Undoubtedly, of course, a greater tragic melancholy lay above the heathen outlook than above the later Christian. Wherever you moved, over the laughing water or on the sunny land, at home or in the fields of fight, that shadow, which gave back no answer, moved beside you, and the rest was silence. The surly ferryman, with veiled face, received you with no greeting, and the shore ahead was horrid with wailing shades. Hence the poet, who, in this background, set the conflicts of heroes, gods, and men, was sure of a sympathetic multitude reading his interpretation into their own. Here was something intensely human, yet superhuman. Here was a meaning given to what was beyond all meaning, a light cast over what must for ever remain dark beyond all penetration. Thus, the poet of Tragedy produces an ecstasy. He draws men out of themselves--lifts their souls up to the applauding lip and the tearful eye, which are his certificates of success. So, vindicating the loftiness of his calling as a prophetic criticism and interpretation of life, the utterance of his creation must move along in loftier majestic cadence than the huckster's cry or the utterance of the streets; and the lyrical comment of some ideal spectator may well intervene to give spaces when the pent-up feeling of actor and of audience must have relief and rest. This was the function of the Chorus--one of the must remarkable adjuncts of any literary creation.

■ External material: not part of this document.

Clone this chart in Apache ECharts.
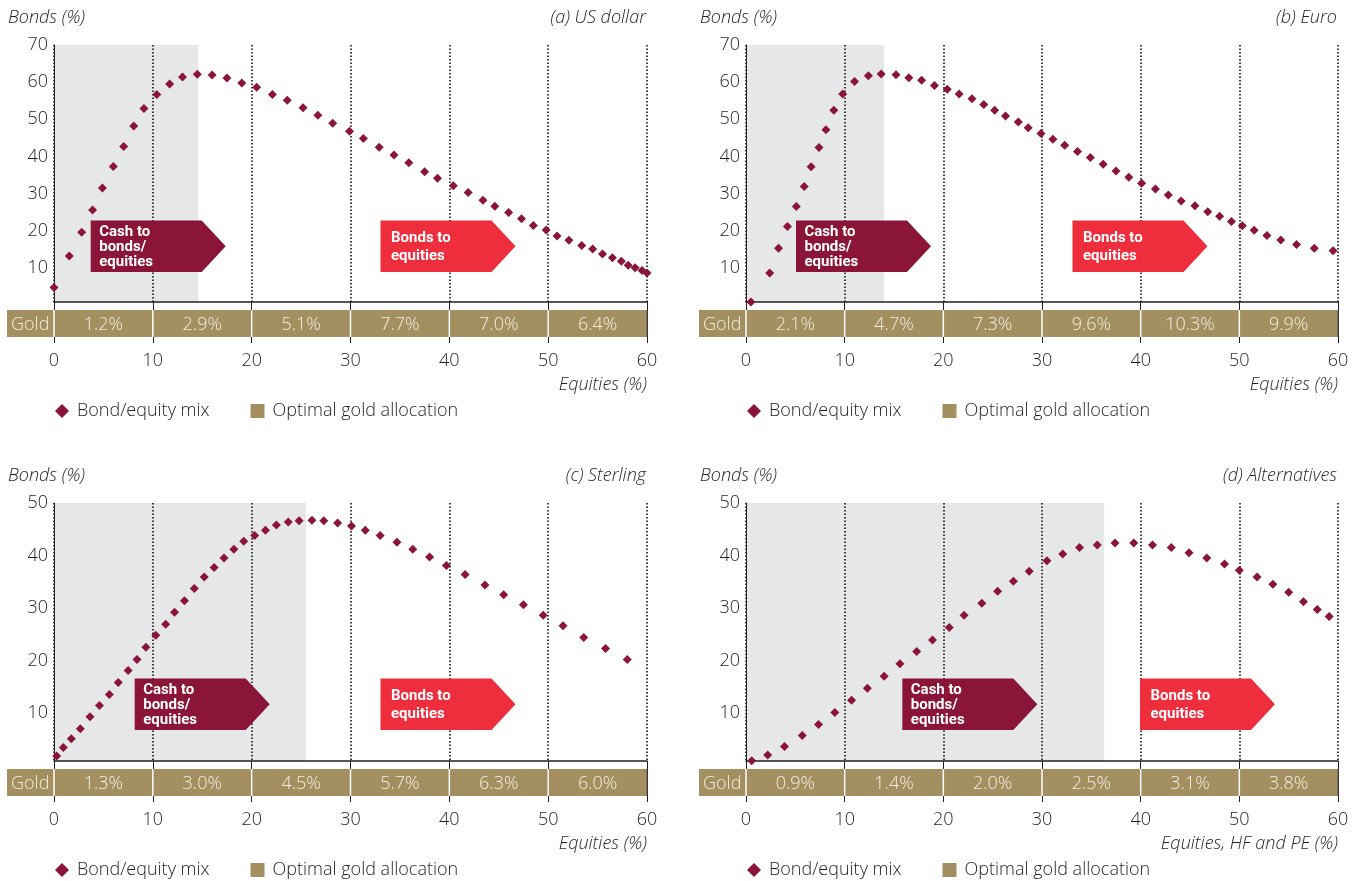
<!DOCTYPE html>
<html><head><meta charset="utf-8">
<script src="https://cdn.jsdelivr.net/npm/echarts@6/dist/echarts.min.js"></script>
<style>html,body{margin:0;padding:0;background:#fff}#c{width:1359px;height:881px}</style>
</head><body><div id="c"></div>
<script>
// ---------- data ----------
const equityTicks = [0, 10, 20, 30, 40, 50, 60];
const bondTicksUpper = [10, 20, 30, 40, 50, 60, 70];
const bondTicksLower = [10, 20, 30, 40, 50];

const usdEquities = [0, 1.55, 2.8, 3.9, 4.9, 6.0, 7.05, 8.07, 9.1, 10.4, 11.7, 13.0, 14.5, 16.0, 17.5, 19.0, 20.5, 22.1, 23.6, 25.2, 26.7, 28.2, 29.9, 31.3, 32.9, 34.4, 35.9, 37.5, 38.8, 40.4, 41.9, 43.4, 44.6, 46.0, 47.3, 48.5, 49.8, 50.9, 52.1, 53.4, 54.5, 55.5, 56.5, 57.4, 58.1, 58.8, 59.5, 60.0];
const usdBonds = [4.7, 13.2, 19.6, 25.6, 31.5, 37.3, 42.7, 48.2, 52.9, 56.7, 59.5, 61.4, 62.1, 61.9, 61.1, 59.8, 58.6, 56.7, 55.1, 53.1, 51.1, 48.9, 46.8, 44.8, 42.5, 40.4, 38.3, 35.9, 34.1, 32.1, 30.3, 28.2, 26.6, 24.9, 23.2, 21.4, 20.2, 18.6, 17.4, 16.0, 15.1, 13.7, 12.7, 11.8, 10.7, 10.0, 9.3, 8.6];
const usdGold = [1.2, 2.9, 5.1, 7.7, 7.0, 6.4];
const usdShadeEnd = 14.6;

const eurEquities = [0.5, 2.4, 3.3, 4.2, 5.1, 5.9, 6.6, 7.4, 8.1, 8.9, 9.8, 11.0, 12.4, 13.7, 15.2, 16.5, 17.8, 19.1, 20.4, 21.6, 22.9, 24.1, 25.2, 26.3, 27.6, 28.6, 29.9, 31.1, 32.3, 33.6, 34.9, 36.2, 37.5, 38.8, 40.1, 41.5, 42.8, 44.1, 45.5, 46.8, 48.0, 49.2, 50.3, 51.5, 52.8, 54.2, 55.8, 57.6, 59.5];
const eurBonds = [0.8, 8.6, 15.3, 21.1, 26.5, 31.9, 37.2, 42.4, 47.2, 52.4, 56.8, 60.2, 61.7, 62.2, 62.0, 61.2, 60.5, 59.1, 58.1, 56.8, 55.5, 54.0, 52.4, 50.9, 49.3, 47.7, 46.2, 44.6, 43.0, 41.3, 39.7, 37.9, 36.1, 34.4, 32.8, 31.2, 29.6, 28.0, 26.7, 25.1, 23.9, 22.5, 21.3, 20.1, 18.7, 17.5, 16.3, 15.3, 14.6];
const eurGold = [2.1, 4.7, 7.3, 9.6, 10.3, 9.9];
const eurShadeEnd = 14.0;

const gbpEquities = [0.27, 0.94, 1.75, 2.66, 3.64, 4.6, 5.6, 6.5, 7.5, 8.4, 9.3, 10.3, 11.3, 12.2, 13.2, 14.2, 15.2, 16.2, 17.2, 18.2, 19.2, 20.3, 21.4, 22.5, 23.7, 24.8, 26.1, 27.3, 28.7, 30.1, 31.5, 33.0, 34.7, 36.3, 38.0, 39.7, 41.6, 43.6, 45.5, 47.5, 49.5, 51.5, 53.6, 55.8, 58.0];
const gbpBonds = [1.8, 3.4, 5.1, 7.0, 9.3, 11.4, 13.5, 15.8, 18.1, 20.2, 22.5, 24.8, 26.9, 29.2, 31.4, 33.7, 35.9, 37.7, 39.5, 41.2, 42.7, 43.8, 44.8, 45.8, 46.4, 46.6, 46.7, 46.6, 46.2, 45.6, 44.8, 43.8, 42.5, 41.2, 39.7, 38.1, 36.4, 34.4, 32.5, 30.6, 28.6, 26.6, 24.4, 22.3, 20.2];
const gbpGold = [1.3, 3.0, 4.5, 5.7, 6.3, 6.0];
const gbpShadeEnd = 25.5;

const altEquities = [0.58, 2.2, 3.9, 5.7, 7.35, 9.0, 10.7, 12.3, 14.0, 15.6, 17.3, 18.9, 20.6, 22.1, 23.9, 25.5, 27.1, 28.7, 30.5, 32.1, 33.8, 35.6, 37.4, 39.3, 41.2, 43.1, 44.9, 46.7, 48.5, 50.0, 51.8, 53.4, 55.0, 56.5, 57.9, 59.1];
const altBonds = [0.9, 2.0, 3.6, 5.7, 7.8, 10.1, 12.4, 14.7, 17.0, 19.4, 21.7, 23.9, 26.3, 28.6, 30.9, 33.2, 35.1, 37.0, 39.0, 40.3, 41.5, 42.0, 42.4, 42.4, 42.0, 41.5, 40.5, 39.5, 38.4, 37.2, 35.9, 34.5, 33.0, 31.2, 29.7, 28.4];
const altGold = [0.9, 1.4, 2.0, 2.5, 3.1, 3.8];
const altShadeEnd = 36.3;

const seriesName = 'Bond/equity mix';
const goldName = 'Optimal gold allocation';

// ---------- layout / style ----------
const FONT = '"Open Sans", Roboto, "Liberation Sans", sans-serif';
const BOLDFONT = 'Roboto, "Liberation Sans", sans-serif';
const FS = 18;
const INK = '#231f20';
const MAROON = '#8a1538';
const RED = '#ee2d3d';
const GOLD = '#a38f5f';
const GOLD_TEXT = '#f4efe3';
const SHADE = '#e6e7e8';

const panels = [
  {grid: {left: 54, top: 45, width: 593, height: 257}, yMin: 0.8, yMax: 70, yTicks: bondTicksUpper,
   xs: usdEquities, ys: usdBonds, gold: usdGold, shade: usdShadeEnd,
   title: '(a) US dollar', xName: 'Equities (%)', cashX: 36.7, bondsX: 326.5},
  {grid: {left: 746, top: 45, width: 592, height: 257}, yMin: 0.8, yMax: 70, yTicks: bondTicksUpper,
   xs: eurEquities, ys: eurBonds, gold: eurGold, shade: eurShadeEnd,
   title: '(b) Euro', xName: 'Equities (%)', cashX: 50, bondsX: 326.5},
  {grid: {left: 54, top: 503, width: 593, height: 258}, yMin: 0.85, yMax: 50, yTicks: bondTicksLower,
   xs: gbpEquities, ys: gbpBonds, gold: gbpGold, shade: gbpShadeEnd,
   title: '(c) Sterling', xName: 'Equities (%)', cashX: 80.7, bondsX: 326.5},
  {grid: {left: 746, top: 503, width: 592, height: 258}, yMin: 0.85, yMax: 50, yTicks: bondTicksLower,
   xs: altEquities, ys: altBonds, gold: altGold, shade: altShadeEnd,
   title: '(d) Alternatives', xName: 'Equities, HF and PE (%)', cashX: 156.3, bondsX: 394}
];

const grids = [], xAxes = [], yAxes = [], series = [], legends = [], graphics = [];

function shadeRender(params, api) {
  const cs = params.coordSys;
  const x0 = api.coord([api.value(0), 10])[0];
  const x1 = api.coord([api.value(1), 10])[0];
  return {type: 'rect', shape: {x: x0, y: cs.y, width: x1 - x0, height: cs.height}, style: {fill: SHADE}};
}

function goldRender(params, api) {
  const cs = params.coordSys;
  const x0 = api.coord([api.value(0), 10])[0];
  const x1 = api.coord([api.value(1), 10])[0];
  const base = cs.y + cs.height;
  const top = base + 8, h = 27;
  const font = '300 ' + FS + 'px ' + FONT;
  const children = [];
  if (params.dataIndex === 0) {
    children.push({type: 'rect', shape: {x: cs.x - 47, y: top, width: 47, height: h}, style: {fill: GOLD}});
    children.push({type: 'text', x: cs.x - 43, y: top + h / 2 + 1,
      style: {text: 'Gold', fill: GOLD_TEXT, font: font, align: 'left', verticalAlign: 'middle'}});
  }
  children.push({type: 'rect', shape: {x: x0, y: top, width: x1 - x0, height: h}, style: {fill: GOLD}});
  children.push({type: 'text', x: (x0 + x1) / 2, y: top + h / 2 + 1,
    style: {text: api.value(2).toFixed(1) + '%', fill: GOLD_TEXT, font: font, align: 'center', verticalAlign: 'middle'}});
  children.push({type: 'line', shape: {x1: x0, y1: top, x2: x0, y2: top + h}, style: {stroke: '#ffffff', lineWidth: 1.5}});
  if (api.value(1) === equityTicks[equityTicks.length - 1]) {
    children.push({type: 'line', shape: {x1: x1, y1: top, x2: x1, y2: top + h}, style: {stroke: '#555', lineWidth: 1}});
  }
  return {type: 'group', children: children};
}

panels.forEach((p, i) => {
  const g = p.grid;
  grids.push(Object.assign({containLabel: false}, g));
  xAxes.push({
    gridIndex: i, type: 'value', min: equityTicks[0], max: equityTicks[equityTicks.length - 1], interval: 10, z: 1,
    axisLine: {show: true, lineStyle: {color: INK, width: 1.5}},
    axisTick: {show: true, length: 41, lineStyle: {color: INK, width: 1}},
    axisLabel: {margin: 50, color: INK, fontFamily: FONT, fontWeight: 300, fontSize: FS},
    splitLine: {show: true, lineStyle: {color: '#111', width: 1.6, type: [1.5, 2]}}
  });
  yAxes.push({
    gridIndex: i, type: 'value', min: p.yMin, max: p.yMax, z: 1,
    axisLine: {show: true, lineStyle: {color: INK, width: 1}},
    axisTick: {show: false},
    axisLabel: {customValues: p.yTicks, margin: 6, color: INK, fontFamily: FONT, fontWeight: 300, fontSize: FS},
    splitLine: {show: false}
  });
  series.push({
    type: 'custom', xAxisIndex: i, yAxisIndex: i, z: 0, silent: true,
    renderItem: shadeRender, encode: {x: [0, 1]}, data: [[0, p.shade]]
  });
  series.push({
    name: seriesName, type: 'scatter', xAxisIndex: i, yAxisIndex: i, z: 3, clip: false,
    symbol: 'diamond', symbolSize: 9, itemStyle: {color: MAROON, opacity: 1},
    data: p.xs.map((x, k) => [x, p.ys[k]])
  });
  series.push({
    name: goldName, type: 'custom', xAxisIndex: i, yAxisIndex: i, z: 4, clip: false,
    itemStyle: {color: GOLD}, renderItem: goldRender, encode: {x: [0, 1]},
    data: p.gold.map((v, k) => [equityTicks[k], equityTicks[k + 1], v])
  });
  const base = g.top + g.height;
  legends.push({
    left: g.left + 1, top: base + 100, padding: 0, itemWidth: 14, itemHeight: 14, itemGap: 41,
    selectedMode: false,
    textStyle: {color: INK, fontFamily: FONT, fontWeight: 300, fontSize: FS, padding: [0, 0, 0, 3]},
    data: [{name: seriesName, icon: 'diamond', itemStyle: {opacity: 1}}, {name: goldName, icon: 'rect'}]
  });
  const right = g.left + g.width;
  const itfont = 'italic 300 ' + FS + 'px ' + FONT;
  graphics.push({type: 'text', x: g.left - 46, y: g.top - 27, z: 10,
    style: {text: 'Bonds (%)', font: itfont, fill: INK, align: 'left', verticalAlign: 'middle'}});
  graphics.push({type: 'text', x: right - 1, y: g.top - 27, z: 10,
    style: {text: p.title, font: itfont, fill: INK, align: 'right', verticalAlign: 'middle'}});
  graphics.push({type: 'text', x: right, y: base + 83, z: 10,
    style: {text: p.xName, font: itfont, fill: INK, align: 'right', verticalAlign: 'middle'}});
  // arrow boxes
  const by0 = g.top + 175.5, by1 = by0 + 51.5, bym = (by0 + by1) / 2;
  const box = (x0) => [[x0, by0], [x0 + 111, by0], [x0 + 135, bym], [x0 + 111, by1], [x0, by1]];
  const cx = g.left + p.cashX, bx = g.left + p.bondsX;
  graphics.push({type: 'polygon', z: 10, shape: {points: box(cx)}, style: {fill: MAROON}});
  graphics.push({type: 'text', z: 11, x: cx + 8.5, y: bym + 0.5,
    style: {text: 'Cash to\nbonds/\nequities', font: 'bold 15px ' + BOLDFONT, fill: '#fff', lineHeight: 15, align: 'left', verticalAlign: 'middle'}});
  graphics.push({type: 'polygon', z: 10, shape: {points: box(bx)}, style: {fill: RED}});
  graphics.push({type: 'text', z: 11, x: bx + 10.5, y: bym + 1,
    style: {text: 'Bonds to\nequities', font: 'bold 15px ' + BOLDFONT, fill: '#fff', lineHeight: 18, align: 'left', verticalAlign: 'middle'}});
});

const chart = echarts.init(document.getElementById('c'), null, {renderer: 'canvas'});
chart.setOption({
  backgroundColor: '#ffffff',
  animation: false,
  grid: grids, xAxis: xAxes, yAxis: yAxes, series: series, legend: legends,
  graphic: graphics
});
</script></body></html>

Its origin is absolutely lost in mystery, and can only be guessed at. It's dithyrambic rapture and rhapsody, with the mystic dance weaving its captivating dreamy mazes around the Thymele, were a survival of religious symbolisms. Its sacred origin preserved for it its place until the end--was, in very truth, the real secret of its continued existence and popularity. The dialect of the Chorus which persisted was Doric--but a conventional Doric, and not the living patois; just as the Coptic prayers are embalmed in a tongue the very meaning of which is sealed even for the priests who read the liturgy.

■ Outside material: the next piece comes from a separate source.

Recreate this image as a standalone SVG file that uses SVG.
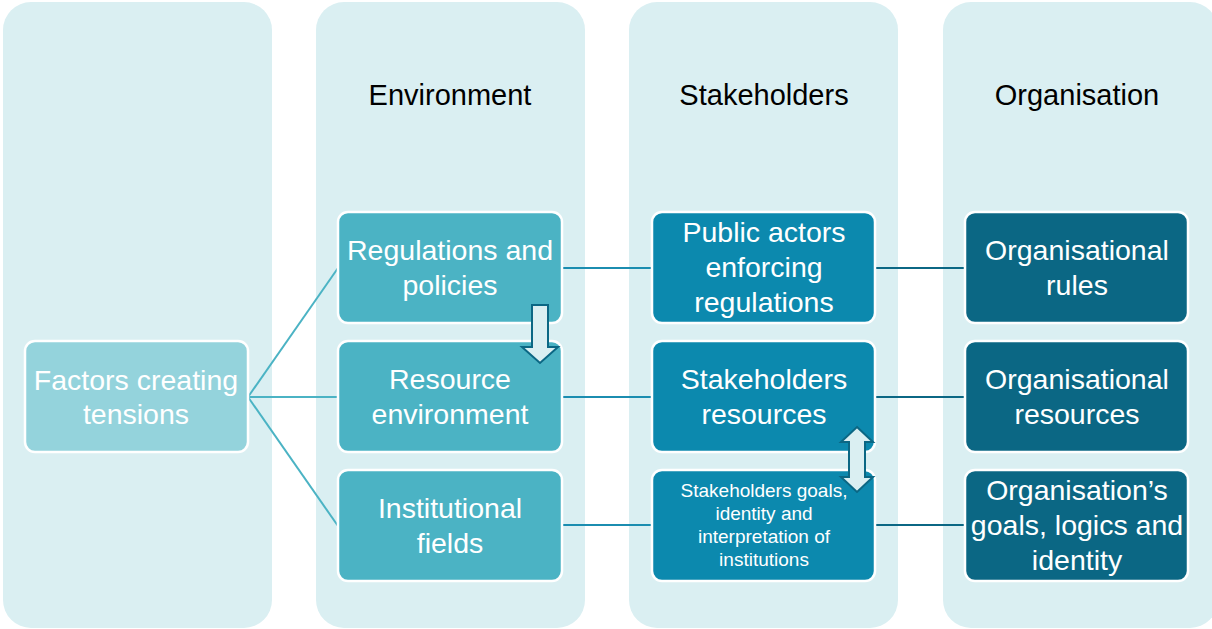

The Chorus rejoiced in the triumph of good; it wailed aloud its grief, and sympathised with the woe of the puppets of the gods. It entered deeply into the interest of their fortunes and misfortunes, yet it stood apart, outside of triumph and failure. Only very seldom does it, as in the "Eumenides," come forward with individual remarkable effect. No gladness dragged it into the actual action on the stage, and no catastrophe overwhelmed it, except in storm of sympathetic pain. It was the ideal spectator, the soul being purged, as Aristotle expressed it, by Pity and Fear, flinging its song and its cry among the passions and the pain of others. It was the "Vox Humana" amid the storm and thunder of the gods.

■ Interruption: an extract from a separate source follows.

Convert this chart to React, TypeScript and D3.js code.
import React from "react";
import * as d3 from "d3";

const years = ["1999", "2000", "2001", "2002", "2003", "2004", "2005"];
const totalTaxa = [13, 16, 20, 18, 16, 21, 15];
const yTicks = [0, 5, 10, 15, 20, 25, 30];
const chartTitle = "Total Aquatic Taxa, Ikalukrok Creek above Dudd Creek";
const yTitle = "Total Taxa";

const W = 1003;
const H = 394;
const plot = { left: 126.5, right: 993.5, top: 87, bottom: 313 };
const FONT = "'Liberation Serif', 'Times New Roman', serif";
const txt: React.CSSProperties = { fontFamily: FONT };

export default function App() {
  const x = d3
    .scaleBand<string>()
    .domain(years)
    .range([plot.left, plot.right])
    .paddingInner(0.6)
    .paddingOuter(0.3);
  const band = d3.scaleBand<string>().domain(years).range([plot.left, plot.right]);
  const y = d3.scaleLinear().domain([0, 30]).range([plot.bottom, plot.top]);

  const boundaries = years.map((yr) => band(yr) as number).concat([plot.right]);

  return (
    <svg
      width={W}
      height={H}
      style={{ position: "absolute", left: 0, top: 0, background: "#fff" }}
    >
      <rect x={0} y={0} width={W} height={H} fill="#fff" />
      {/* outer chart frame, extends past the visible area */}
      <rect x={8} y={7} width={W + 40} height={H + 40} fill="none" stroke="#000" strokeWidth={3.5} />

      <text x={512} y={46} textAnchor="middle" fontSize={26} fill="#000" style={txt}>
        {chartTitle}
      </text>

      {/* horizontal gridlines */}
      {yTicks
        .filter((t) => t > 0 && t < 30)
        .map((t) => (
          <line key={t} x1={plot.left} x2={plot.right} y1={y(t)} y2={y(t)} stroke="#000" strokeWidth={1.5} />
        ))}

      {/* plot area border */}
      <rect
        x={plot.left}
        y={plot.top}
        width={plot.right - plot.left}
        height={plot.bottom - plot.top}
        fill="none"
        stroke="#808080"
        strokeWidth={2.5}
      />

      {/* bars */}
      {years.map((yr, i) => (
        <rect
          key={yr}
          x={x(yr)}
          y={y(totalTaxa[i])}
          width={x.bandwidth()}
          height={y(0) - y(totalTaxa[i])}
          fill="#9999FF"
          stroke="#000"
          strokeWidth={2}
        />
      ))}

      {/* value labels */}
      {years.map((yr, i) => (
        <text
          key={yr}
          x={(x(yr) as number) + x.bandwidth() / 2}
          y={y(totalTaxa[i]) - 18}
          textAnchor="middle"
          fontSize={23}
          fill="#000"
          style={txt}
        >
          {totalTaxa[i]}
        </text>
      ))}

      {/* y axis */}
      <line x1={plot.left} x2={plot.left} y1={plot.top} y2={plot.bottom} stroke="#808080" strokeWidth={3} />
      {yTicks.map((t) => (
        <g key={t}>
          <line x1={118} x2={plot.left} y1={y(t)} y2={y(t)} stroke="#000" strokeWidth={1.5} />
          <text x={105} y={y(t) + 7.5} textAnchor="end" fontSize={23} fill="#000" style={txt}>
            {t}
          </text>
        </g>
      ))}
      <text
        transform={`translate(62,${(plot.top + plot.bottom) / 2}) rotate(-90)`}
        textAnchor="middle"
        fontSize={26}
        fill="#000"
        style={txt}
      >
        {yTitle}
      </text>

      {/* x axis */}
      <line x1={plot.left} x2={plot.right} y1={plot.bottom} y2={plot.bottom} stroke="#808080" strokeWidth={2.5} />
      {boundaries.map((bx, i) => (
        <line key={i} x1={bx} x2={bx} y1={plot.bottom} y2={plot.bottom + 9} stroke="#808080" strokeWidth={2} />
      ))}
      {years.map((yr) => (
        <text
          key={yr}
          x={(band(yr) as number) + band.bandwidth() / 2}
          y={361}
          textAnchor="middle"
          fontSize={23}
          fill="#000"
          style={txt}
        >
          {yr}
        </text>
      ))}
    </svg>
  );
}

In the Elizabethan Drama the feelings of the crowd are represented by nameless individuals, such as "First Gentleman," or "First Lord," and so forth, expressing emotions and opinions similar to those of which the Chorus of the Greeks was the mouthpiece.

The Chorus showed its origin, partly, also, by dressing like the chief actor. When that was a woman, the Chorus were dressed as women, except in the "Antigone," where splendid isolation sets the trials of the Protagonist against the background of stupendous grief.

The Chorus has been censured as an absurdity, inasmuch as, representing a crowd, it shows a secret transaction of the soul being carried on before the public--an objection which, of course, might be applied to the condemnation of the whole Tragic Drama, whereby the inmost agonies of contending souls are laid bare to crowded benches. The Tragic Chorus represented with wonderful truth the Greek inquisitive crowd, and was essentially Athenian in conduct and in spirit. Indeed, it was more--it was intensely human!

I question if the assertion that the chief motive of ancient Tragedy was the warning spectacle of retribution following upon some exaggeration of self is even a half truth. We humanly love to see into the lives of others, and, in a tragedy, we are not like indifferent spectators lounging on a balcony. We enter into the sorrows and the pathos all through the action; and the Drama would be more than half a failure if it only sent the onlooker away with the verdict, "Serve him right!"

The Greek Tragedy was the child direct of the Greek Epic. It made the story stand out in a sort of bas-relief. It lifted the curtain of the gods, showed the hidden cords which moved events, revealed the progress of the invisible, and always with a bias on the side of good. Hence, exhibiting on the stage the nobility of heroic endurance and courage, or the awful accumulations of difficulties and despairs which dog the trail of sin, the Tragic Drama became a school of conduct for all the State and for all classes. In Athens, under the shelter of religion, it was untrammelled and unrestrained, and it created a public morality so pure and lofty that its own morality was braced by the very atmosphere itself had made. The Greek Tragic stage was the secondary school of applied ethics, the platform of history's vindication.

Plato, though his soul moved in an atmosphere of highest poetry, felt somewhat afraid of this soul-shaking art; and, very remarkably, proposed to exclude dramatic poets from his ideal Republic, on the ground that they tended to develop sentiment at the cost of the practical side of the soul. But this is, indeed, a narrow view. The Drama is the most practical of all the poetic utterance. It is the creation of the practical Reason, and it issues in a practical life; for the sympathy with the passions, trials, conflicts, and wrongs represented on the stage, awakens mutual sympathy in an audience, and kindles humanity in the heart. Aristotle, who, in his philosophy, set before him as his quest the understanding of human nature rather than the transformation of human life, in replying to Plato's charge, defines Tragedy as "an imitation of a serious and complete action, which has magnitude . . . and it uses the agency of pity and fear to effect a purging of these, and the like emotions." The soul is purified by the power of pathos, and is ennobled in the purifying. It learns to pity others; and, taking self-pity, it diverts it outwards to the pangs of the world around, which is also under trial by the gods. At the same time, the vision of things makes us go warily, remembering our humanity. This "katharsis" steadies the circulation of the passionate constitution, gives us patience with our own lot, and sympathy with the lot of others, helping us at the same time to see life clearly, and to understand it as a whole.